We show that the application of a DB can be interpreted as a confiscatory tax on the value-added created by a fishery. In particular we show that there are two channels through which the DB affects the fishery with opposite signs. The first one, the tax channel, consists of the value-added confiscated and not returned to households. The second, the productivity channel, increases abundance and is related to the policy objective. In the long term the productivity channel dominates the tax channel and therefore society is better off under a DB, especially if some valorisation of landed discards is allowed.

In the short term the tax channel dominates and society is worse off, given that all the positive efficiency gains come from stock recovery, which requires time. Therefore, consumption, capital and wages decrease in the initial periods but then recover to their steady-state values, which are 16–20% higher than their initial values. It is also concluded that any change in the DB policy that gives a value to landed discards (albeit lower one than normal landings) would improve the welfare of society.

Our results are consistent with the previous literature. In particular, they are consistent with Villasante et al. (2016a), who estimate that the impact of the EU landing obligation on the Galician fleet could represent a yield loss in the range of 10-15% for the initial periods. This range is compatible with the reduction of 14.1% estimated in this study when only the tax channel is considered. We show that if a DB is considered as an implicit tax losses will appear in the short-run because of the tax channel domination. However, we also show that there is an additional productivity channel which helps achieve management objectives, and that in the long term it outweighs the short-term losses. From the management viewpoint, the policy of valorising landed discards could be used as a way of promoting the use more selective fishing gears within the Galician fleets, which in the end will also boost the productivity channel.

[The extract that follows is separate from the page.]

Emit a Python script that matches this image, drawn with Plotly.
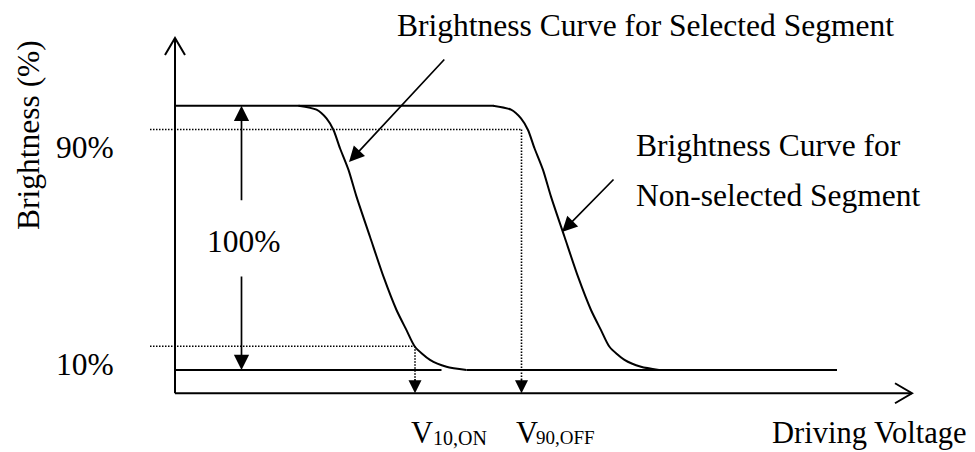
import plotly.graph_objects as go

# ---------------- data ----------------
# Driving voltage in arbitrary units, brightness in %
sel_v = [2.47, 2.83, 3.03, 3.17, 3.30, 3.47, 3.63, 3.90, 4.17, 4.43, 4.63, 4.80, 5.10, 5.43, 5.83]
sel_b = [100, 98.5, 95.2, 90.8, 83.9, 75.7, 65.6, 50.4, 35.3, 22.7, 15.1, 8.8, 3.8, 1.2, 0]

non_v = [6.36, 6.72, 6.92, 7.06, 7.19, 7.36, 7.52, 7.79, 8.06, 8.32, 8.52, 8.69, 8.99, 9.32, 9.68]
non_b = [100, 98.5, 95.2, 90.8, 83.9, 75.7, 65.6, 50.4, 35.3, 22.7, 15.1, 8.8, 3.8, 1.2, 0]

top_v = [0, 6.37]          # 100 % level line
top_b = [100, 100]
low_left_v = [0, 5.33]     # 0 % level line (left part)
low_right_v = [5.83, 13.24]
low_b = [0, 0]

B90 = 91.0
B10 = 9.0
V10_ON = 4.80
V90_OFF = 6.93
DOT_START_V = -0.5

AXIS_B = -8.8      # level of the drawn voltage axis
AXIS_TOP_B = 125.6
AXIS_END_V = 14.74

PCT_ARROW_V = 1.33
PCT_GAP = [63.7, 35.9]

labels_text = ["90%", "10%", "100%"]

# ---------------- layout mapping ----------------
W, H = 975, 452
PAGE_OFF = 8                 # default body margin of the page
X0_PX, PX_PER_V = 175.0, 50.0
Y0_PX, PX_PER_B = 370.0, 2.643

def vx(px):
    return (px - X0_PX) / PX_PER_V

def by(py):
    return (Y0_PX - py) / PX_PER_B

x_range = [vx(PAGE_OFF), vx(W + PAGE_OFF)]
y_range = [by(H + PAGE_OFF), by(PAGE_OFF)]

FONT = "Liberation Serif, Times New Roman, serif"
FS = 31.5
BLACK = "black"

fig = go.Figure()

def line(xs, ys, width=2, dash=None):
    fig.add_trace(go.Scatter(x=xs, y=ys, mode="lines",
                             line=dict(color=BLACK, width=width, dash=dash),
                             hoverinfo="skip", showlegend=False))

# level lines
line(top_v, top_b)
line(low_left_v, low_b)
line(low_right_v, low_b)

# brightness curves
for xs, ys in [(sel_v, sel_b), (non_v, non_b)]:
    fig.add_trace(go.Scatter(x=xs, y=ys, mode="lines",
                             line=dict(color=BLACK, width=2, shape="spline", smoothing=0.7),
                             hoverinfo="skip", showlegend=False))

# dotted guide lines
DOT = "1.5px,1.5px"
line([DOT_START_V, V90_OFF], [B90, B90], width=1.6, dash=DOT)
line([V90_OFF, V90_OFF], [B90, AXIS_B + 3], width=1.6, dash=DOT)
line([DOT_START_V, V10_ON], [B10, B10], width=1.6, dash=DOT)
line([V10_ON, V10_ON], [B10, AXIS_B + 3], width=1.6, dash=DOT)

# axes
line([0, 0], [AXIS_B, AXIS_TOP_B], width=2)
line([0, AXIS_END_V], [AXIS_B, AXIS_B], width=2)

# open chevrons at the axis ends (sizes in pixels)
CH_LEN, CH_HALF = 17, 10
fig.add_trace(go.Scatter(
    x=[0 - CH_HALF / PX_PER_V, 0, 0 + CH_HALF / PX_PER_V],
    y=[AXIS_TOP_B - CH_LEN / PX_PER_B, AXIS_TOP_B, AXIS_TOP_B - CH_LEN / PX_PER_B],
    mode="lines", line=dict(color=BLACK, width=2), hoverinfo="skip", showlegend=False))
fig.add_trace(go.Scatter(
    x=[AXIS_END_V - CH_LEN / PX_PER_V, AXIS_END_V, AXIS_END_V - CH_LEN / PX_PER_V],
    y=[AXIS_B + CH_HALF / PX_PER_B, AXIS_B, AXIS_B - CH_HALF / PX_PER_B],
    mode="lines", line=dict(color=BLACK, width=2), hoverinfo="skip", showlegend=False))

annotations = []

def arrow(tail, tip, width=1.7, size=1.8):
    annotations.append(dict(x=tip[0], y=tip[1], ax=tail[0], ay=tail[1],
                            xref="x", yref="y", axref="x", ayref="y",
                            text="", showarrow=True, arrowhead=2,
                            arrowsize=size, arrowwidth=width, arrowcolor=BLACK,
                            standoff=0, startstandoff=0))

# 100 % double arrow
arrow((PCT_ARROW_V, PCT_GAP[0]), (PCT_ARROW_V, 100))
arrow((PCT_ARROW_V, PCT_GAP[1]), (PCT_ARROW_V, 0))

# heads of the dotted arrows at the voltage axis
arrow((V10_ON, AXIS_B + 6), (V10_ON, AXIS_B), width=1.3, size=2.0)
arrow((V90_OFF, AXIS_B + 6), (V90_OFF, AXIS_B), width=1.3, size=2.0)

# pointer arrows
arrow((vx(445.7), by(58)), (vx(349), by(162)))
arrow((vx(615), by(178)), (vx(562), by(232)))

def text(t, px, py, xanchor="left", angle=0, size=FS):
    annotations.append(dict(x=vx(px), y=by(py), xref="x", yref="y", text=t,
                            showarrow=False, xanchor=xanchor, yanchor="middle",
                            textangle=angle,
                            font=dict(family=FONT, size=size, color=BLACK)))

text("Brightness Curve for Selected Segment", 645, 25.5, xanchor="center")
text("Brightness Curve for", 634, 145.5)
text("Non-selected Segment", 634, 195.5)
text(labels_text[0], 84.5, 147.5, xanchor="center")
text(labels_text[1], 84.5, 364, xanchor="center")
text(labels_text[2], 243.5, 241.5, xanchor="center")
# V with subscripts (drawn as two texts each)
text("V", 409, 433, size=30.5)
text("10,ON", 431, 437.5, size=20)
text("V", 514, 433, size=30.5)
text("90,OFF", 534, 437.5, size=19)
text("Driving Voltage", 770, 432.5, size=30.5)
text("Brightness (%)", 28, 135, xanchor="center", angle=-90)

fig.update_layout(
    width=W, height=H,
    margin=dict(l=0, r=0, t=0, b=0),
    paper_bgcolor="white", plot_bgcolor="white",
    xaxis=dict(range=x_range, visible=False, fixedrange=True),
    yaxis=dict(range=y_range, visible=False, fixedrange=True),
    annotations=annotations,
    showlegend=False,
)

fig.write_html("out.html")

Note that in this study we consider full implementation of a DB, i.e. that the DB regime is implemented by the fleet. This might not actually be the case, given that there are other moral hazard problems arising from the unobservability of catches and discards by society (Jensen and Vestergaard 2002) and therefore related to control and enforcement issues in regard to this policy.

We conclude that a DB is good in the long term because it acts as an implicit value-added tax and thus helps achieve management objectives, though in the short term its impact will be negative.